Caution: The discussion below is not comprehensive.  You need to consult your own attorney as to the specifics of Section 409A and as it applies to your situation.

These days anyone involved with equity compensation will hear a reference to “Section 409A”.   It is a reference to Section 409A of the Internal Revenue Code, part of the American Jobs Creation Act of 2004.

Employees and independent contractors participating in a nonqualified deferred compensation arrangement which fails to comply with Section 409A will be subject to:

  • income tax on vesting
  • an additional excise tax equal to 20% of the amount deferred
  • interest on the underpayments if the tax on the deferred amounts is not paid when first includible in income at a rate equal to the underpayment rate at the time of vesting plus 1%.

 Incentive stock options (“ISOs”) are exempt from Section 409A.  However, one requirement of ISOs is that the exercise price at the time of grant is no higher than the market value of the common stock.   So, if it is determined that the fair market value of common stock is greater than the exercise price at the date of grant, the option will not be exempted from 409A.  Therefore, the steps necessary for valuing a nonqualified stock option are also applicable to incentive stock options.

The company may protect itself and its option recipients from the negative consequences of Section 409A by doing the following: (1) make sure that the exercise price is no less than fair market value on the date of grant, and (2) insure that the option does not include any other feature for the deferral of compensation other than deferral of recognition until the exercise or disposition of the option or, if the stock received on exercise is restricted, until the vesting of that stock.    An example of a deferred compensation feature would be an option that allowed the employee at the time of exercise to elect to take cash amount equal to the option spread as deferred compensation over time.   This would render the option subject to Section 409A. 

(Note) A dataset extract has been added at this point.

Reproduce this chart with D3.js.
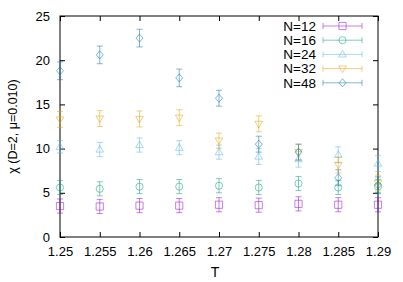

With respect to setting the exercise price at fair market value, it is important to keep in mind that the board’s  determination of fair market value must be defendable to the IRS (and in the event the company goes public, to the SEC, as discussed below).   A simple board resolution stating the fair market value of the company is insufficient.  The fair market value of private company stock or equity unit must be determined, based on the private company’s own facts and circumstances, by the application of a reasonable valuation method. A method will not be considered reasonable if it does not take into consideration all available information material to the valuation of the private company.

The factors to be considered under a reasonable valuation method:

  • the value of tangible and intangible assets;
  • the present value of future cash-flows;
  • market value of similar entities engaged in a substantially similar business; and
  • other relevant factors such as control premiums or discounts for lack of marketability.
There is a presumption that the valuation is reasonable if it is based on (a)  an independent appraisal prepared no more than 12 months before the transaction date, or (b) a written report by a person “with significant knowledge and experience or training in performing similar valuations”.  To rebut the presumption, the IRS must show that either the valuation method, or the application of the method, was “grossly unreasonable.”
 

These days, boards of directors of many venture-backed companies are relying on periodic formal valuations done by financial firms.   That may not be a realistic solution for an early stage company.  In such cases, the company can minimize its risk under Section 409A if it can find an adviser, CFO, or someone else who can qualify as someone with “significant knowledge and experience or training in performing similar valuations”.  Often very early stage companies have developed some software code but have no sales, sales contracts, or significant value in their trademark.  In such cases the reasonable replacement cost of the software code is one metric that might form the primary basis for the valuation.